Benjamin Barker (Johnny Depp) breaks out of prison after fifteen years being held up in there for some crime that he never committed. He brings another prison-inmate, Anthony, (Jamie Campbell Bower) along on the ship with him. They land in London, and while Anthony plans on starting a new life and finding a girlfriend, Barker plans on getting revenge on the people who wrongfully put him in prison and separated him from his wife Lucy and his daughter Johanna (Jayne Wisener). Barker changes his name to Sweeney Todd, and ends up walking into a closed meat-pie shop that was once owned by Todd’s old friend Mrs. Lovett (Helena Bonham Carter) (Helena Bonham Carter).

He moves into the little shack upstairs from Mrs. Lovett’s Meat-Pies and starts to carry his title as a barber. But first, in order to get the word out of his new “business,” he challenges a rival barber, Pirelli, (Sacha Baron Cohen) at a shaving contest, judged by Beadle Bamford, (Timothy Spall) one of the two men who were involved in locking him up. Todd wins, and Bamford lets him know that he’s going to come in one of the days that week. He’s preparing to get ready to kill the Judge (Alan Rickman), who locked him up and now is keeping his daughter in his house. His daughter is hoping to escape with the help of Anthony.

Pirelli stops by the shop and lets Todd know that he’s onto his game. He knows that his real name is Benjamin Barker and he prepares to blackmail him. Todd kills him, and has no idea what to do with the body. He realizes that Mrs. Lovett could use the body for meat so she could open the shop back up. When she decides that it’s a great idea, the revenge begins opening night.

Tim Burton automatically gets kudos just for the set. You know that the man knows how to create a dark universe – he did it just right in “Edward Scissorhands.” He does it just right here. It’s dark to the point that I’d be surprised when it ever saw the light of day. It fits the film. The dark setting makes the killings seem more serious. I loved the entire fact how they all just took place in the shack above the meat-pie shop. There, you will see one of the greatest parts of the film, where a camera goes out of the window and shows a view of the city of London. It just fits the bill.
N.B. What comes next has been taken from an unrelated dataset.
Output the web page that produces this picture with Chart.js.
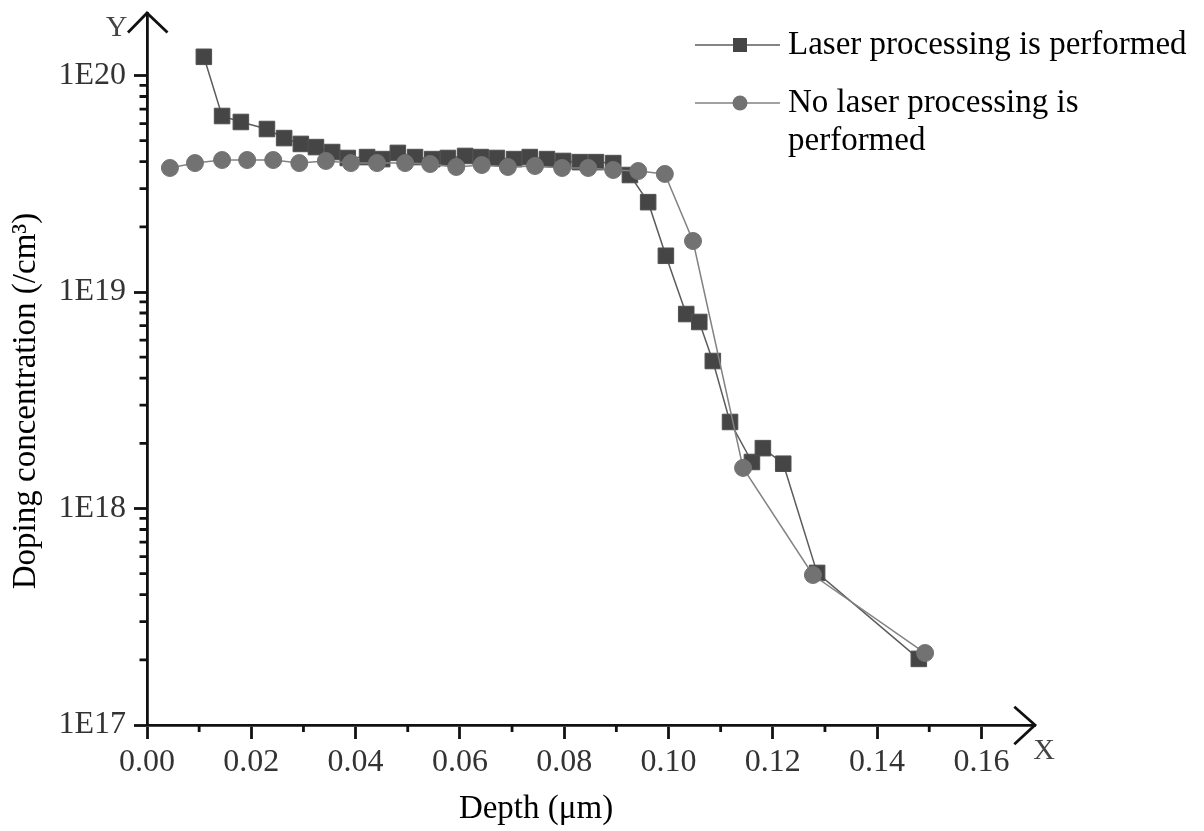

Johnny Depp and Helena Bonham Carter have great chemistry. Depp is one of the most brilliant actors in the industry today. No matter how bad the movie is (“From Hell”), he would always fit in with his character just perfectly. Carter is one of the most underrated actresses. If you start talking about her to the usual movie watcher, they’ll slap you and ask who the hell it is. From work ranging from “Fight Club” to “Harry Potter 5,” it seems like she always fits in with her character also. Two brilliant actors come together, with voices that will amaze everyone that watches it, and they are sure to score some nominations within the award season. Even Sacha Baron Cohen, who practices twenty hours a day just to get into his Ali-G character, does an awesome job.

You would actually expect that a man that is as cynical as I am would love a movie like this. I’m sorry, but the ending just blew it for me. Actually, I really LIKED the ending, it’s just the music that went with it. Maybe it was I who didn’t know much about the musical upon seeing the film, but the music blew it when they reprised the music that was playing at the beginning of the movie at the end of the movie. Even though I really liked the ending, it kind of… umm… ruined it.

I went to go see this in a sold-out theater, so that means that we were all bunched up together. A lady sitting next to me was talking to another lady about how she saw this when it was originally on stage. She said that it was three hours long, so Burton had to cut another hour and many of numbers to fit it into a two hour movie. I could only imagine if that one hour would have been the better or worse of the movie.